**Task instructions:**
Quote, verbatim, all material below, without pictures.

**Material provided:**
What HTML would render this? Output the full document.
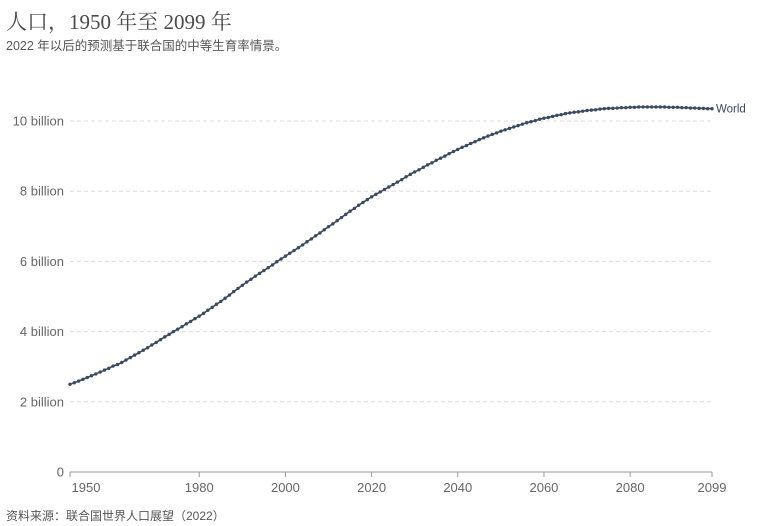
<!DOCTYPE html>
<html><head><meta charset="utf-8">
<style>
body{margin:0;background:#fff;width:783px;height:526px;overflow:hidden;font-family:"Liberation Sans","Noto Sans CJK SC",sans-serif;}
#title{position:absolute;left:6px;top:6px;font-family:"Liberation Serif","Noto Serif CJK SC",serif;font-size:21px;color:#4a4a4a;}
#subtitle{position:absolute;left:6px;top:35px;font-size:12.5px;color:#555;}
#source{position:absolute;left:6px;top:507px;font-size:12px;color:#555;}
svg{position:absolute;left:0;top:0;}
</style></head><body>
<div id="title">人口，1950 年至 2099 年</div>
<div id="subtitle">2022 年以后的预测基于联合国的中等生育率情景。</div>
<div id="source">资料来源：联合国世界人口展望（2022）</div>
<svg id="chart" width="783" height="526"></svg>
<script>
const startYear = 1950;
const population = [2.499,2.543,2.590,2.640,2.691,2.742,2.794,2.848,2.904,2.954,
3.019,3.06,3.12,3.19,3.26,3.33,3.40,3.47,3.54,3.62,
3.69,3.77,3.85,3.92,4.00,4.07,4.14,4.22,4.29,4.37,
4.44,4.52,4.61,4.69,4.78,4.86,4.95,5.04,5.14,5.23,
5.32,5.41,5.49,5.58,5.66,5.74,5.82,5.90,5.99,6.07,
6.15,6.23,6.31,6.39,6.47,6.56,6.64,6.73,6.81,6.90,
6.99,7.07,7.16,7.25,7.34,7.43,7.51,7.60,7.68,7.76,
7.84,7.91,7.98,8.05,8.12,8.19,8.26,8.33,8.41,8.48,
8.55,8.61,8.68,8.75,8.81,8.88,8.94,9.00,9.07,9.13,
9.19,9.25,9.30,9.36,9.41,9.47,9.52,9.57,9.62,9.66,
9.71,9.75,9.79,9.83,9.87,9.91,9.95,9.98,10.01,10.05,
10.08,10.10,10.13,10.16,10.18,10.21,10.23,10.25,10.26,10.28,
10.30,10.31,10.32,10.34,10.35,10.36,10.36,10.37,10.38,10.38,
10.39,10.39,10.40,10.40,10.40,10.40,10.40,10.40,10.40,10.39,
10.39,10.39,10.38,10.38,10.37,10.37,10.36,10.36,10.35,10.35];
const yTicks = [0,2,4,6,8,10];
const yTickLabels = ["0","2 billion","4 billion","6 billion","8 billion","10 billion"];
const xTicks = [1950,1980,2000,2020,2040,2060,2080,2099];
const seriesName = "World";

const X0=70,X1=712,Y0=472,PERB=35.1;
const xs=y=>X0+(y-1950)*(X1-X0)/(2099-1950);
const ys=v=>Y0-v*PERB;
const svg=document.getElementById('chart');
const NS="http://www.w3.org/2000/svg";
function mk(t,a){const e=document.createElementNS(NS,t);for(const k in a)e.setAttribute(k,a[k]);svg.appendChild(e);return e;}

yTicks.forEach((t,i)=>{
  const y=ys(t);
  if(t>0){const g=mk('line',{x1:X0,x2:X1,y1:y,y2:y,stroke:'#ddd','stroke-dasharray':'4,3'});
  
  }
  const tx=mk('text',{x:64,y:y+4.5,'text-anchor':'end','font-size':13,fill:'#666','font-family':'Liberation Sans, sans-serif'});
  tx.textContent=yTickLabels[i];
  
  
});
const ax=mk('line',{x1:X0,x2:X1,y1:Y0,y2:Y0,stroke:'#999'});


xTicks.forEach(t=>{
  const x=xs(t);
  const tk=mk('line',{x1:x,x2:x,y1:Y0,y2:Y0+5,stroke:'#999'});
  
  
  const tx=mk('text',{x:t===1950?x+16:x,y:Y0+20,'text-anchor':'middle','font-size':13,fill:'#666','font-family':'Liberation Sans, sans-serif'});
  tx.textContent=t;
  
  
});
let d='';
population.forEach((v,i)=>{d+=(i?'L':'M')+xs(startYear+i).toFixed(2)+','+ys(v).toFixed(2);});
const line=mk('path',{d:d,fill:'none',stroke:'#3c4a60','stroke-width':1.6});


population.forEach((v,i)=>{
  const c=mk('circle',{cx:xs(startYear+i),cy:ys(v),r:1.7,fill:'#3c4a60'});
  
  
});
const last=population[population.length-1];
const lab=mk('text',{x:X1+4,y:ys(last)+4,'font-size':11.5,fill:'#3c4a60','font-family':'Liberation Sans, sans-serif'});
lab.textContent=seriesName;


</script>
</body></html>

**Task answer:**
What HTML would render this? Output the full document.
<!DOCTYPE html>
<html><head><meta charset="utf-8">
<style>
body{margin:0;background:#fff;width:783px;height:526px;overflow:hidden;font-family:"Liberation Sans","Noto Sans CJK SC",sans-serif;}
#title{position:absolute;left:6px;top:6px;font-family:"Liberation Serif","Noto Serif CJK SC",serif;font-size:21px;color:#4a4a4a;}
#subtitle{position:absolute;left:6px;top:35px;font-size:12.5px;color:#555;}
#source{position:absolute;left:6px;top:507px;font-size:12px;color:#555;}
svg{position:absolute;left:0;top:0;}
</style></head><body>
<div id="title">人口，1950 年至 2099 年</div>
<div id="subtitle">2022 年以后的预测基于联合国的中等生育率情景。</div>
<div id="source">资料来源：联合国世界人口展望（2022）</div>
<svg id="chart" width="783" height="526"></svg>
<script>
const startYear = 1950;
const population = [2.499,2.543,2.590,2.640,2.691,2.742,2.794,2.848,2.904,2.954,
3.019,3.06,3.12,3.19,3.26,3.33,3.40,3.47,3.54,3.62,
3.69,3.77,3.85,3.92,4.00,4.07,4.14,4.22,4.29,4.37,
4.44,4.52,4.61,4.69,4.78,4.86,4.95,5.04,5.14,5.23,
5.32,5.41,5.49,5.58,5.66,5.74,5.82,5.90,5.99,6.07,
6.15,6.23,6.31,6.39,6.47,6.56,6.64,6.73,6.81,6.90,
6.99,7.07,7.16,7.25,7.34,7.43,7.51,7.60,7.68,7.76,
7.84,7.91,7.98,8.05,8.12,8.19,8.26,8.33,8.41,8.48,
8.55,8.61,8.68,8.75,8.81,8.88,8.94,9.00,9.07,9.13,
9.19,9.25,9.30,9.36,9.41,9.47,9.52,9.57,9.62,9.66,
9.71,9.75,9.79,9.83,9.87,9.91,9.95,9.98,10.01,10.05,
10.08,10.10,10.13,10.16,10.18,10.21,10.23,10.25,10.26,10.28,
10.30,10.31,10.32,10.34,10.35,10.36,10.36,10.37,10.38,10.38,
10.39,10.39,10.40,10.40,10.40,10.40,10.40,10.40,10.40,10.39,
10.39,10.39,10.38,10.38,10.37,10.37,10.36,10.36,10.35,10.35];
const yTicks = [0,2,4,6,8,10];
const yTickLabels = ["0","2 billion","4 billion","6 billion","8 billion","10 billion"];
const xTicks = [1950,1980,2000,2020,2040,2060,2080,2099];
const seriesName = "World";

const X0=70,X1=712,Y0=472,PERB=35.1;
const xs=y=>X0+(y-1950)*(X1-X0)/(2099-1950);
const ys=v=>Y0-v*PERB;
const svg=document.getElementById('chart');
const NS="http://www.w3.org/2000/svg";
function mk(t,a){const e=document.createElementNS(NS,t);for(const k in a)e.setAttribute(k,a[k]);svg.appendChild(e);return e;}

yTicks.forEach((t,i)=>{
  const y=ys(t);
  if(t>0){const g=mk('line',{x1:X0,x2:X1,y1:y,y2:y,stroke:'#ddd','stroke-dasharray':'4,3'});
  
  }
  const tx=mk('text',{x:64,y:y+4.5,'text-anchor':'end','font-size':13,fill:'#666','font-family':'Liberation Sans, sans-serif'});
  tx.textContent=yTickLabels[i];
  
  
});
const ax=mk('line',{x1:X0,x2:X1,y1:Y0,y2:Y0,stroke:'#999'});


xTicks.forEach(t=>{
  const x=xs(t);
  const tk=mk('line',{x1:x,x2:x,y1:Y0,y2:Y0+5,stroke:'#999'});
  
  
  const tx=mk('text',{x:t===1950?x+16:x,y:Y0+20,'text-anchor':'middle','font-size':13,fill:'#666','font-family':'Liberation Sans, sans-serif'});
  tx.textContent=t;
  
  
});
let d='';
population.forEach((v,i)=>{d+=(i?'L':'M')+xs(startYear+i).toFixed(2)+','+ys(v).toFixed(2);});
const line=mk('path',{d:d,fill:'none',stroke:'#3c4a60','stroke-width':1.6});


population.forEach((v,i)=>{
  const c=mk('circle',{cx:xs(startYear+i),cy:ys(v),r:1.7,fill:'#3c4a60'});
  
  
});
const last=population[population.length-1];
const lab=mk('text',{x:X1+4,y:ys(last)+4,'font-size':11.5,fill:'#3c4a60','font-family':'Liberation Sans, sans-serif'});
lab.textContent=seriesName;


</script>
</body></html>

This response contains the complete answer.